Congenital prosopagnosia, or face blindness, a condition in which people are unable to recognize others by their facial features, can be traced back to an early stage in the perceptual process, according to a new study.
Until now, the cause of facial blindness was thought to be associated with the later stages of the perceptual process, when facial information is converted into abstract code for long-term storage.
The new findings are important, not just for our understanding of face recognition, but also because they help shed light on the processes behind the recognition of any visually presented object.
Each person’s face is a vital distinguisher of identity, as we recognize one another based on the unique details of our facial features. The situation is very different, however, for those with face blindness. It is estimated that approximately one to two percent of people are affected by this condition.
People with face blindness are often able to compensate for this inability to recognize others by instead focusing on, for example, voice, hair style, or the way they walk. This becomes more difficult, however, in social situations or when the nature of the person’s job (e.g. as a teacher or police officer) means they have to be able to distinguish between and identify many different people.
For the study, the researchers focused their efforts on a group of individuals who have experienced severe problems recognizing familiar faces from a young age, but show no evidence of other cognitive impairments.

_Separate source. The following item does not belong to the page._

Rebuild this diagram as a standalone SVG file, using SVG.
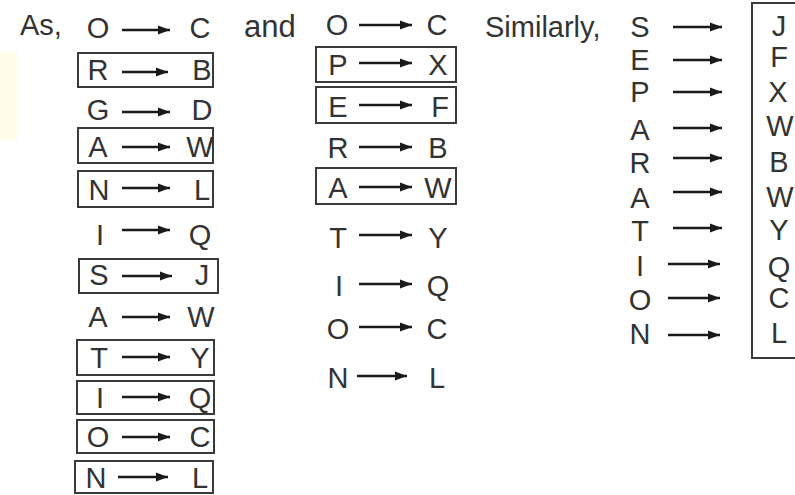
<svg xmlns="http://www.w3.org/2000/svg" width="795" height="495" viewBox="0 0 795 495">
<style>
text{font-family:"Liberation Sans",Arial,sans-serif;font-size:29px;fill:#333;}
.m{text-anchor:middle;}
.lbl{font-size:29px;}
.box{fill:none;stroke:#3a3a3a;stroke-width:2;}
.arr{stroke:#1a1a1a;stroke-width:2.6;fill:none;marker-end:url(#ah);}
</style>
<defs>
<marker id="ah" markerUnits="userSpaceOnUse" markerWidth="13" markerHeight="10" refX="12" refY="5" orient="auto">
<path d="M0,0.5 L12,5 L0,9.5 z" fill="#1a1a1a"/>
</marker>
</defs>
<rect x="0" y="52" width="18" height="88" fill="#fffde9"/>
<g id="labels">
<text class="lbl" x="20" y="35">As,</text>
<text class="lbl" x="244" y="37" style="font-size:31px">and</text>
<text class="lbl" x="485" y="37">Similarly,</text>
</g>
<g id="col1">
<g id="c1r1"><text class="m" x="98" y="38">O</text><text class="m" x="200" y="38">C</text></g>
<g id="c1r2"><rect class="box" x="78" y="53" width="135" height="34"/><text class="m" x="98" y="80">R</text><text class="m" x="202" y="80">B</text></g>
<g id="c1r3"><text class="m" x="98" y="120">G</text><text class="m" x="202" y="120">D</text></g>
<g id="c1r4"><rect class="box" x="78" y="128" width="135" height="35"/><text class="m" x="98" y="157">A</text><text class="m" x="200" y="157">W</text></g>
<g id="c1r5"><rect class="box" x="78" y="171" width="135" height="36"/><text class="m" x="99" y="200">N</text><text class="m" x="202" y="200">L</text></g>
<g id="c1r6"><text class="m" x="100" y="245">I</text><text class="m" x="200" y="245">Q</text></g>
<g id="c1r7"><rect class="box" x="79" y="259" width="139" height="34"/><text class="m" x="99" y="285">S</text><text class="m" x="202" y="285">J</text></g>
<g id="c1r8"><text class="m" x="98" y="327">A</text><text class="m" x="201" y="327">W</text></g>
<g id="c1r9"><rect class="box" x="77" y="340" width="137" height="35"/><text class="m" x="99" y="368">T</text><text class="m" x="200" y="368">Y</text></g>
<g id="c1r10"><rect class="box" x="77" y="381" width="137" height="33"/><text class="m" x="100" y="408">I</text><text class="m" x="200" y="408">Q</text></g>
<g id="c1r11"><rect class="box" x="77" y="420" width="137" height="33"/><text class="m" x="98" y="447">O</text><text class="m" x="200" y="447">C</text></g>
<g id="c1r12"><rect class="box" x="75" y="461" width="138" height="32"/><text class="m" x="96" y="488">N</text><text class="m" x="200" y="488">L</text></g>
</g>
<g id="col2">
<g id="c2r1"><text class="m" x="337" y="35">O</text><text class="m" x="437" y="35">C</text></g>
<g id="c2r2"><rect class="box" x="316" y="47" width="140" height="35"/><text class="m" x="338" y="75">P</text><text class="m" x="438" y="75">X</text></g>
<g id="c2r3"><rect class="box" x="316" y="87" width="140" height="36"/><text class="m" x="338" y="117">E</text><text class="m" x="440" y="117">F</text></g>
<g id="c2r4"><text class="m" x="338" y="158">R</text><text class="m" x="438" y="158">B</text></g>
<g id="c2r5"><rect class="box" x="316" y="168" width="140" height="36"/><text class="m" x="338" y="198">A</text><text class="m" x="438" y="198">W</text></g>
<g id="c2r6"><text class="m" x="338" y="248">T</text><text class="m" x="438" y="248">Y</text></g>
<g id="c2r7"><text class="m" x="339" y="296">I</text><text class="m" x="438" y="296">Q</text></g>
<g id="c2r8"><text class="m" x="338" y="339">O</text><text class="m" x="437" y="339">C</text></g>
<g id="c2r9"><text class="m" x="338" y="388">N</text><text class="m" x="437" y="388">L</text></g>
</g>
<g id="col3">
<g id="c3left">
<text class="m" x="640" y="37">S</text>
<text class="m" x="640" y="70">E</text>
<text class="m" x="640" y="102">P</text>
<text class="m" x="640" y="140">A</text>
<text class="m" x="640" y="173">R</text>
<text class="m" x="640" y="208">A</text>
<text class="m" x="640" y="241">T</text>
<text class="m" x="640" y="276">I</text>
<text class="m" x="640" y="310">O</text>
<text class="m" x="640" y="344">N</text>
</g>
<g id="c3right">
<rect class="box" x="752" y="3" width="60" height="355"/>
<text class="m" x="779" y="36">J</text>
<text class="m" x="779" y="67">F</text>
<text class="m" x="778" y="102">X</text>
<text class="m" x="780" y="136">W</text>
<text class="m" x="779" y="172">B</text>
<text class="m" x="780" y="207">W</text>
<text class="m" x="779" y="240">Y</text>
<text class="m" x="779" y="277">Q</text>
<text class="m" x="779" y="308">C</text>
<text class="m" x="779" y="343">L</text>
</g>
</g>
<g id="connectors">
<path class="arr" d="M122,30H170"/>
<path class="arr" d="M122,72H168"/>
<path class="arr" d="M122,112H170"/>
<path class="arr" d="M122,147H170"/>
<path class="arr" d="M122,188H170"/>
<path class="arr" d="M122,230H170"/>
<path class="arr" d="M122,276H172"/>
<path class="arr" d="M122,317H170"/>
<path class="arr" d="M122,357H170"/>
<path class="arr" d="M122,397H170"/>
<path class="arr" d="M122,437H170"/>
<path class="arr" d="M118,477H168"/>
<path class="arr" d="M359,25H412"/>
<path class="arr" d="M359,63H412"/>
<path class="arr" d="M359,105H412"/>
<path class="arr" d="M359,147H412"/>
<path class="arr" d="M359,187H412"/>
<path class="arr" d="M359,235H412"/>
<path class="arr" d="M359,284H412"/>
<path class="arr" d="M359,327H412"/>
<path class="arr" d="M357,376H407"/>
<path class="arr" d="M673,27H722"/>
<path class="arr" d="M673,60H722"/>
<path class="arr" d="M673,92H722"/>
<path class="arr" d="M673,128H722"/>
<path class="arr" d="M673,158H722"/>
<path class="arr" d="M673,192H722"/>
<path class="arr" d="M673,228H722"/>
<path class="arr" d="M668,264H720"/>
<path class="arr" d="M668,298H720"/>
<path class="arr" d="M668,335H720"/>
</g>
</svg>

“We were able to show that even the earliest face-selective responses, those recorded approximately 170 milliseconds after seeing a face, are altered in people with congenital prosopagnosia; we were also able to show that these changes are closely linked to their deficit in recognizing faces,” said Dr. Andreas Lüschow of Charité – Universitätsmedizin Berlin.
Using MEG (magnetoencephalography), the researchers measured activity in the brain’s cerebral cortex. The findings show that even life-long contact with other people does not enable affected persons to compensate for this face recognition deficit. This suggests that the underlying neural mechanisms are divided into distinct, closed units, making it impossible for other areas of the brain to take over their function.
The researchers plan to conduct more studies to help them better understand the interplay that goes on between the various neural mechanisms. A better understanding of these cognitive processes is not only important in the field of medicine, but also in other areas of research, such as robotics, where such knowledge may be able to provide ‘biological inspiration’ for the development and improvement of technological systems.